Another notable seafood town to the south is Wachapreague, which bills itself as "The Flounder Capital of the World."
Crab is another Eastern Shore and Chesapeake Bay delicacy, with lumps of the sweet meat patted into cakes and browned in butter. Another favorite is soft shell crabs. Chefs lightly batter and fry blue crabs that have shed their hard outer shells to yield captivating dishes.
Oyster lovers will find Chesapeake Bay oysters served raw, steamed, fried and grilled. Is your mouth waterin' yet?
The Hampton Roads region is well known for quality seafood as well. Yet, it is equally known for its hams and peanuts.
Since the 17th century, when settlers learned the Indians' art of smoking meats, Virginia country hams began to earn an international reputation! Most famous are the Smithfield Hams, which, by law, must be cured within Smithfield's town limits.
The area's plentiful peanut fields make this area equally famous for peanuts. Handsome, plump Virginia peanuts are the largest of the four peanut types grown in the United States. The Virginia Diner in Wakefield is famous for the peanuts it packages and sends around the world.
When travelers seek comfort they often go in search of comfort foods. Brunswick County, located in Southern Virginia, is the documented birthplace of the hearty meat and vegetable-based Brunswick Stew that has long warmed brisk autumn and winter days and is served at most festivals in the region.
The South's classic foods of fried chicken and black-eyed peas have been familiar staples in the heart of this region. Historic Michie Tavern, just outside of Charlottesville, serves this delicious southern fare with lots of cornbread, biscuits and slaw.
Perched on a nearby mountain top is Thomas Jefferson's Monticello home. His enlightened approach to food molded the course of Virginia food and wine history. To his garden, Jefferson brought sophisticated vegetables and plants from Europe, including Belgian endive, eggplant, artichokes and salsify. Today, visitors can bridge history with seeds and seedlings of some of the original plants at the Monticello Garden Center on site.

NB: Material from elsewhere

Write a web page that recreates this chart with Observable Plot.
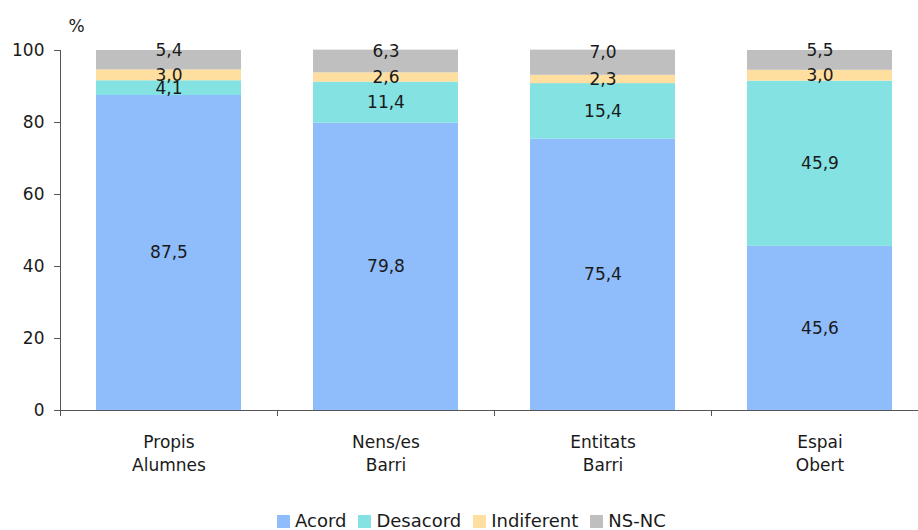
<!DOCTYPE html>
<html>
<head>
<meta charset="utf-8">
<script src="https://cdn.jsdelivr.net/npm/d3@7"></script>
<script src="https://cdn.jsdelivr.net/npm/@observablehq/plot@0.6"></script>
<style>
  html, body { margin: 0; padding: 0; background: #fff; overflow: hidden; width: 918px; height: 530px; }
  #wrap { position: relative; width: 918px; height: 530px; overflow: hidden; font-family: "DejaVu Sans", Verdana, sans-serif; color: #1a1a1a; }
  #chart svg { overflow: hidden; }
  #legend { position: absolute; left: 277px; top: 511px; display: flex; align-items: center; font-size: 18px; line-height: 20px; white-space: nowrap; }
  #legend .item { display: flex; align-items: center; margin-right: 12px; }
  #legend .sw { width: 13px; height: 13px; margin-right: 5px; }
</style>
</head>
<body>
<div id="wrap">
  <div id="chart"></div>
  <div id="legend"></div>
</div>
<script>
const categories = ["Propis\nAlumnes", "Nens/es\nBarri", "Entitats\nBarri", "Espai\nObert"];
const seriesNames = ["Acord", "Desacord", "Indiferent", "NS-NC"];
const seriesColors = ["#8fbcfa", "#84e2e2", "#fedf9f", "#bfbfbf"];
const acord = [87.5, 79.8, 75.4, 45.6];
const desacord = [4.1, 11.4, 15.4, 45.9];
const indiferent = [3.0, 2.6, 2.3, 3.0];
const nsnc = [5.4, 6.3, 7.0, 5.5];
const yTicks = [0, 20, 40, 60, 80, 100];

const seriesValues = [acord, desacord, indiferent, nsnc];
const data = [];
categories.forEach((c, i) => {
  seriesNames.forEach((s, j) => data.push({cat: c, series: s, value: seriesValues[j][i]}));
});
const fmt = v => v.toFixed(1).replace(".", ",");

const W = 918, ML = 60, MR = -10;
const step = (W - ML - MR) / categories.length;

const plot = Plot.plot({
  width: W,
  height: 500,
  marginLeft: ML,
  marginRight: MR,
  marginTop: 50,
  marginBottom: 90,
  style: {fontFamily: "DejaVu Sans, Verdana, sans-serif", fontSize: "17px", color: "#1a1a1a", background: "#fff", overflow: "hidden"},
  x: {domain: categories, range: [ML, W - MR], paddingInner: 0.332, paddingOuter: 0.166, axis: null},
  y: {domain: [0, 100], axis: null},
  color: {domain: seriesNames, range: seriesColors},
  marks: [
    Plot.barY(data, Plot.stackY({x: "cat", y: "value", z: "series", fill: "series", order: seriesNames})),
    Plot.text(data, Plot.stackY({x: "cat", y: "value", z: "series", order: seriesNames,
      text: d => d.series === "NS-NC" ? "" : fmt(d.value), fill: "#1a1a1a", fontSize: 17})),
    Plot.text(data, Plot.stackY({x: "cat", y: "value", z: "series", order: seriesNames,
      text: d => d.series === "NS-NC" ? fmt(d.value) : "", fill: "#1a1a1a", fontSize: 17, dy: -10})),
    Plot.axisY({ticks: yTicks, tickSize: 6, tickPadding: 10, stroke: "#555", tickFormat: d => String(d), label: null, fontSize: 17, fill: "#1a1a1a"}),
    Plot.frame({anchor: "left", stroke: "#555"}),
    Plot.ruleY([0], {stroke: "#555"}),
    Plot.ruleX(categories, {x: d => d, dx: -step / 2, y1: 0, y2: 0, insetBottom: -6, stroke: "#555"}),
    Plot.text(categories, {x: d => d, frameAnchor: "bottom", lineAnchor: "top", dy: 20, lineHeight: 1.41, text: d => d, fill: "#1a1a1a", fontSize: 17}),
    Plot.text(["%"], {frameAnchor: "top-left", textAnchor: "middle", dx: 16, dy: -31, text: d => d, fill: "#1a1a1a", fontSize: 17})
  ]
});
document.getElementById("chart").appendChild(plot);

const legend = document.getElementById("legend");
seriesNames.forEach((s, i) => {
  const item = document.createElement("div");
  item.className = "item";
  const sw = document.createElement("span");
  sw.className = "sw";
  sw.style.background = seriesColors[i];
  const t = document.createElement("span");
  t.textContent = s;
  item.appendChild(sw);
  item.appendChild(t);
  legend.appendChild(item);
});
</script>
</body>
</html>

Specialty food products are as much a part of the landscape here as horses cantering along fence lines. From ginger-scented, horseshoe-shaped shortbread to award-winning applewood smoked trout, Northern Virginia feeds a demand for gourmet products and upscale produce, including culinary herbs and shiitake mushrooms.
As with other areas of Virginia, this region is also known for its vineyards and wineries. The state's industry has ripened in recent years and gained the respect of wine critics at home and abroad. It's a dream come true for native son Thomas Jefferson who first recognized the state's climate as one suitable for premium grapes.

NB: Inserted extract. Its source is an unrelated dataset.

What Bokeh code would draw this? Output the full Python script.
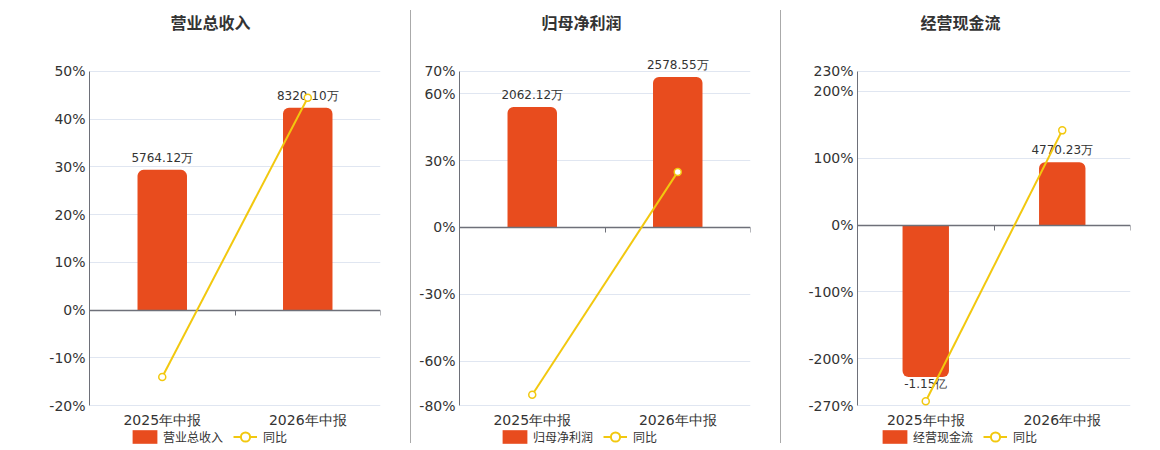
import math
from bokeh.plotting import figure
from bokeh.layouts import row
from bokeh.models import (Range1d, LinearAxis, FixedTicker, ColumnDataSource,
                          Legend, LegendItem, Div, Title, LabelSet,
                          CustomJSTickFormatter)
from bokeh.core.properties import value
from bokeh.embed import file_html
from bokeh.resources import INLINE

# ---------------- data ----------------
periods = ["2025年中报", "2026年中报"]

titles = ["营业总收入", "归母净利润", "经营现金流"]

revenue_wan = [5764.12, 8320.10]
revenue_yoy = [-14.0, 44.5]

netprofit_wan = [2062.12, 2578.55]
netprofit_yoy = [-75.1, 24.9]

cashflow_wan = [-11500.0, 4770.23]
cashflow_yoy = [-263.5, 141.8]

yticks_1 = [-20, -10, 0, 10, 20, 30, 40, 50]
yticks_2 = [-80, -60, -30, 0, 30, 60, 70]
yticks_3 = [-270, -200, -100, 0, 100, 200, 230]

# ---------------- style ----------------
BAR = "#E84C1E"
LINE = "#F2C80F"
AXIS = "#6E7079"
GRID = "#E0E6F1"
TXT = "#333333"
NUM_FONT = "DejaVu Sans"
CJK_FONT = "Noto Sans CJK SC"

FIG_H = 448
FRAME_TOP = 39    # top of plotting frame
AXIS_TOP = 70     # pixel row of the top tick
AXIS_BOT = 405    # pixel row of the bottom tick
FRAME_BOT = 448   # bottom of plotting frame


def fmt(v):
    if abs(v) >= 10000:
        return f"{v / 10000:.2f}亿"
    return f"{v:.2f}万"


def panel(title, bars, yoy, yticks, bar_scale, width, left, right,
          title_offset, legend_x):
    ymin, ymax = yticks[0], yticks[-1]
    ppu = (AXIS_BOT - AXIS_TOP) / (ymax - ymin)
    yend = ymax + (AXIS_TOP - FRAME_TOP) / ppu
    ystart = ymin - (FRAME_BOT - AXIS_BOT) / ppu
    n = len(periods)
    p = figure(width=width, height=FIG_H, output_backend="svg",
               toolbar_location=None, x_range=Range1d(0, n),
               y_range=Range1d(ystart, yend),
               min_border_left=left, min_border_right=right,
               min_border_top=FRAME_TOP, min_border_bottom=FIG_H - FRAME_BOT,
               x_axis_location=None, y_axis_location=None)
    p.outline_line_color = None
    p.background_fill_color = "white"
    p.border_fill_color = "white"
    p.extra_y_ranges = {"bar": Range1d(ystart * bar_scale, yend * bar_scale)}

    t = Title(text=title, align="left", offset=title_offset, standoff=14,
              text_font=CJK_FONT, text_font_size="16px",
              text_font_style="bold", text_color=TXT)
    p.add_layout(t, "above")

    # left value axis
    yax = LinearAxis(ticker=FixedTicker(ticks=yticks), bounds=(ymin, ymax))
    yax.major_label_overrides = {v: f"{v}%" for v in yticks}
    yax.axis_line_color = AXIS
    yax.major_tick_line_color = None
    yax.minor_tick_line_color = None
    yax.major_tick_in = 0
    yax.major_tick_out = 0
    yax.major_label_standoff = 4
    yax.major_label_text_font = NUM_FONT
    yax.major_label_text_font_size = "14px"
    yax.major_label_text_color = TXT
    p.add_layout(yax, "left")

    p.ygrid.ticker = FixedTicker(ticks=yticks)
    p.ygrid.grid_line_color = GRID
    p.xgrid.grid_line_color = None

    centers = [i + 0.5 for i in range(n)]

    # category labels under the value axis
    xax = LinearAxis(ticker=FixedTicker(ticks=centers), fixed_location=ymin)
    xax.major_label_overrides = {c: lab for c, lab in zip(centers, periods)}
    xax.axis_line_color = None
    xax.major_tick_line_color = None
    xax.minor_tick_line_color = None
    xax.major_tick_in = 0
    xax.major_tick_out = 0
    xax.major_label_standoff = 6
    xax.major_label_text_font = NUM_FONT
    xax.major_label_text_font_size = "14px"
    xax.major_label_text_color = TXT
    p.add_layout(xax, "below")

    pos = [(c, v) for c, v in zip(centers, bars) if v >= 0]
    neg = [(c, v) for c, v in zip(centers, bars) if v < 0]
    if pos:
        src = ColumnDataSource(dict(x=[a for a, _ in pos], top=[b for _, b in pos],
                                    bottom=[0] * len(pos),
                                    text=[fmt(b) for _, b in pos]))
        p.vbar(x="x", top="top", bottom="bottom", width=0.34, source=src,
               y_range_name="bar", fill_color=BAR, line_color=None,
               border_radius=(6, 6, 0, 0))
        p.add_layout(LabelSet(x="x", y="top", text="text", source=src,
                              y_range_name="bar", text_align="center",
                              text_baseline="bottom", y_offset=5,
                              text_font=value(NUM_FONT), text_font_size="12px",
                              text_color=TXT))
    if neg:
        src = ColumnDataSource(dict(x=[a for a, _ in neg], top=[0] * len(neg),
                                    bottom=[b for _, b in neg],
                                    text=[fmt(b) for _, b in neg]))
        p.vbar(x="x", top="top", bottom="bottom", width=0.34, source=src,
               y_range_name="bar", fill_color=BAR, line_color=None,
               border_radius=(0, 0, 6, 6))
        p.add_layout(LabelSet(x="x", y="bottom", text="text", source=src,
                              y_range_name="bar", text_align="center",
                              text_baseline="top", y_offset=0,
                              text_font=value(NUM_FONT), text_font_size="12px",
                              text_color=TXT))

    # zero axis line with boundary ticks
    zax = LinearAxis(ticker=FixedTicker(ticks=list(range(n + 1))),
                     fixed_location=0,
                     formatter=CustomJSTickFormatter(code="return ''"))
    zax.axis_line_color = AXIS
    zax.axis_line_width = 1.6
    zax.major_tick_line_color = AXIS
    zax.major_tick_in = 0
    zax.major_tick_out = 5
    zax.minor_tick_line_color = None
    zax.major_label_standoff = 0
    p.add_layout(zax, "below")

    ln = p.line(centers, yoy, line_color=LINE, line_width=2)
    dots = p.scatter(centers, yoy, marker="circle", size=7, fill_color="white",
                     line_color=LINE, line_width=1.5)
    ln.level = "overlay"
    dots.level = "overlay"

    # legend-only glyphs (a single off-scale point, never visible)
    lg_src = ColumnDataSource(dict(x=[math.nan], y=[math.nan]))
    lg_bar = p.vbar(x="x", top="y", bottom="y", width=0.34, source=lg_src,
                    fill_color=BAR, line_color=None)
    lg_line = p.line(x="x", y="y", source=lg_src, line_color=LINE, line_width=2)
    lg_dot = p.scatter(x="x", y="y", source=lg_src, marker="circle", size=11,
                       fill_color="white", line_color=LINE, line_width=2)

    common = dict(orientation="horizontal", padding=0, margin=0,
                  border_line_color=None, background_fill_alpha=0,
                  label_text_font=CJK_FONT, label_text_font_size="12px",
                  label_text_color=TXT)
    leg1 = Legend(items=[LegendItem(label=title, renderers=[lg_bar])],
                  location=(legend_x, 3), glyph_width=31, glyph_height=17,
                  label_height=17, label_standoff=3, **common)
    leg2 = Legend(items=[LegendItem(label="同比", renderers=[lg_line, lg_dot])],
                  location=(legend_x + 104, 0), glyph_width=24, glyph_height=23,
                  label_height=23, label_standoff=6, **common)
    p.add_layout(leg1, "center")
    p.add_layout(leg2, "center")
    return p


p1 = panel(titles[0], revenue_wan, revenue_yoy, yticks_1, 196.2,
           410, 89, 30, 81, 40)
p2 = panel(titles[1], netprofit_wan, netprofit_yoy, yticks_2, 38.2,
           369, 48, 30, 82, 40)
p3 = panel(titles[2], cashflow_wan, cashflow_yoy, yticks_3, 50.6,
           379, 76, 30, 63, 22)


def sep():
    return Div(text="", width=1, height=433, margin=(10, 0, 0, 0),
               styles={"background-color": "#AAAAAA"})


layout = row(p1, sep(), p2, sep(), p3, spacing=0)

with open("out.html", "w") as f:
    f.write(file_html(layout, INLINE))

From the Shenandoah Apple Blossom Festival in the spring in Winchester, to the harvest festivals in the fall, this fertile valley yields an abundance of fruits and vegetables.

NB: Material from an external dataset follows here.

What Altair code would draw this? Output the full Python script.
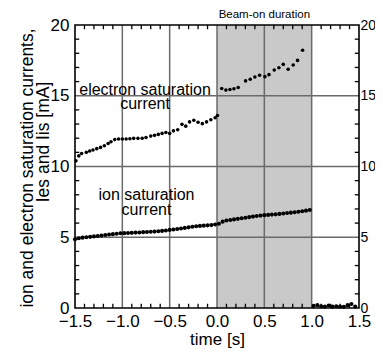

Virginia is one of the nation's top six producers of apples. Red and Golden Delicious, Rome, Stayman, York, Winesap, Granny Smith, Jonathan and Gala are just some of the varieties found in hillside groves.
Winchester, the state's top apple packaging location at the northern tip of the Shenandoah Valley, is often called "The Apple Capital of the World."
The cool, crisp days of autumn bring chances for visitors to pluck apples fresh off the trees at many pick-your-own orchards. The rich soil of the Shenandoah Valley also nurtures sweet peaches, nectarines and many other crops. Another specialty is the tomato, which is sun-ripened, dried and sold to gourmet food stores around the world.
Poultry is raised in abundance, with broiler chickens being the second largest agricultural product for the state. The recognized Birthplace of the Commercial Turkey Industry is Rockingham County, which dubs itself "The Turkey Capital of the World."
The rustic beauty of the mountain regions - Blue Ridge Highlands and Heart of Appalachia - attracted settlers who didn't mind rugged living. Some of the hearty mountain fare that fueled pioneer activities included cornbread and beans, venison, wild turkey and pumpkins.
Cuisine in this part of the state, however, has grown beyond its rustic roots. Sheep are raised in the cool mountain climate as well as beef and dairy cattle.